Re: Node Recovery Questions

2018-08-09 Thread sean mcevoy
Hi Martin,
Thanks for taking the time.
Yes, by "size of the bitcask directory" I mean I did a "du -h --max-depth=1
bitcask", so I think that would cover all the vnodes. We don't use any
other backends.
Those answers are helpful, will get back to this in a few days and see what
I can determine about where our data physically lies.
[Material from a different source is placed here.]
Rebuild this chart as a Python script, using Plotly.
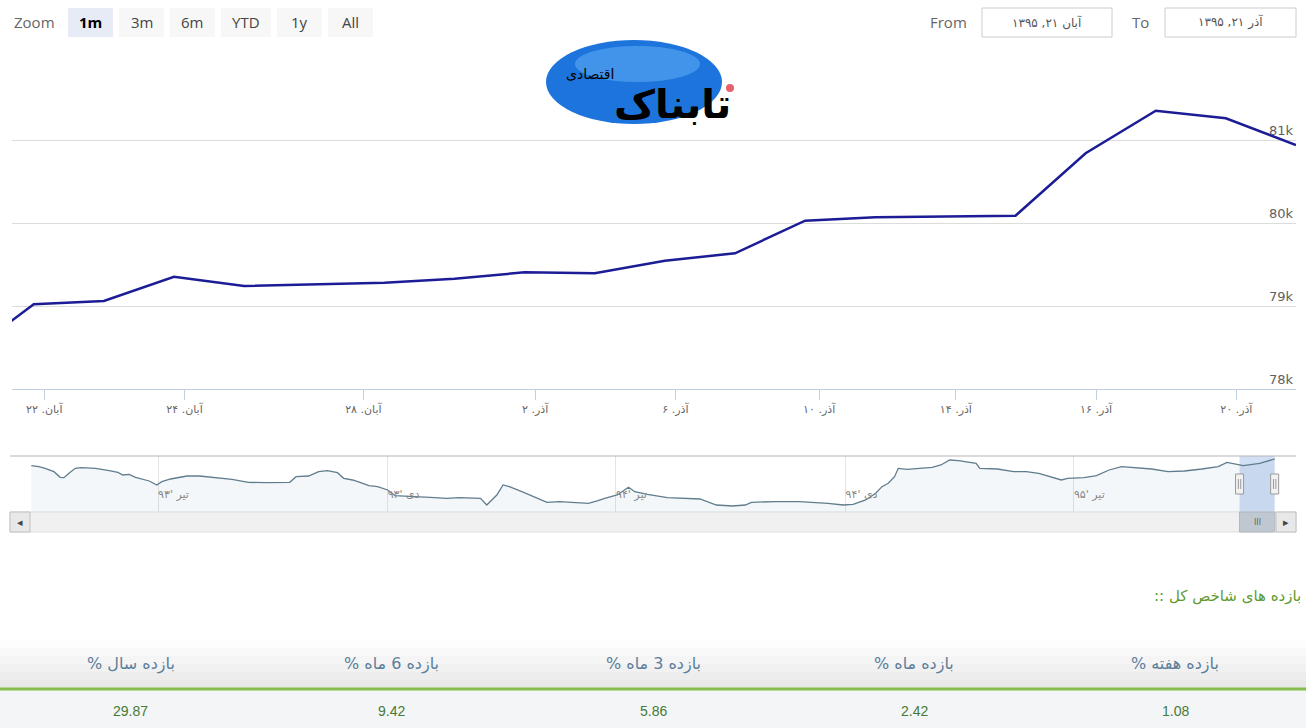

Might have more
questions then.
Cheers,
//Sean.

On Wed, Aug 8, 2018 at 6:05 PM, Martin Sumner 
wrote:

> Based on a quick read of the code, compaction in bitcask is performed only
> on "readable" files, and the current active file for writing is excluded
> from that list.  With default settings, that active file can grow to 2GB.
> So it is possible that if objects had been replaced/deleted many times
> within the active file, that space will not be recovered if all the
> replacements amount to < 2GB per vnode.  So at these small data sizes - you
> may get a relatively significant discrepancy between an old and recovered
> node in terms of disk space usage.
>
> On 8 August 2018 at 17:37, Martin Sumner 
> wrote:
>
>> Sean,
>>
>> Some partial answers to your questions.
>>
>> I don't believe force-replace itself will sync anything up - it just
>> reassigns ownership (hence handoff happens very quickly).
>>
>> Read repair would synchronise a portion of the data.  So if 10% of you
>> data is read regularly, this might explain some of what you see.
>>
>> AAE should also repair your data.  But if nothing has happened for 4
>> days, then that doesn't seem to be the case.  It would be worth checking
>> the aae-status page (http://docs.basho.com/riak/kv
>> /2.2.3/using/admin/riak-admin/#aae-status) to confirm things are
>> happening.
>>
>> I don't know if there are any minimum levels of data before bitcask will
>> perform compaction.  There's nothing obvious in the code that wouldn't be
>> triggered way before 90%.  I don't know if it will merge on the active file
>> (the one currently being written to), but that is 2GB max size (configured
>> through bitcask.max_file_size).
>>
>> When you say the size of the bitcask directory - is this the size shared
>> across all vnodes on the node?  I guess if each vnode has a single file
>> <2GB, and there are multiple vnodes - something unexpected might happen
>> here?  If bitcask does indeed not merge the file active for writing.
>>
>> In terms of distribution around the cluster, if you have an n_val of 3
>> you should normally expect to see a relatively even distribution of the
>> data on failure (certainly not it all going to one).  Worst case scenario
>> is that 3 nodes get all the load from that one failed node.
>>
>> When a vnode is inaccessible, 3 (assuming n=3) fallback vnodes are
>> selected to handle the load for that 1 vnode (as that vnode would normally
>> be in 3 preflists, and commonly a different node will be asked to start a
>> vnode for each preflist).
>>
>>
>> I will try and dig later into bitcask merge/compaction code, to see if I
>> spot anything else.
>>
>> Martin
>>
>>
>>
>
___
riak-users mailing list
riak-users@lists.basho.com
http://lists.basho.com/mailman/listinfo/riak-users_lists.basho.com


Node Recovery Questions

2018-08-08 Thread sean mcevoy
Hi All,

A few questions on the procedure here to recover a failed node:
http://docs.basho.com/riak/kv/2.2.3/using/repair-recovery/failed-node/

We lost a production riak server when AWS decided to delete a node and we
plan on doing this procedure to replace it with a newly built node. A
practice run in our QA environment has brought up some questions.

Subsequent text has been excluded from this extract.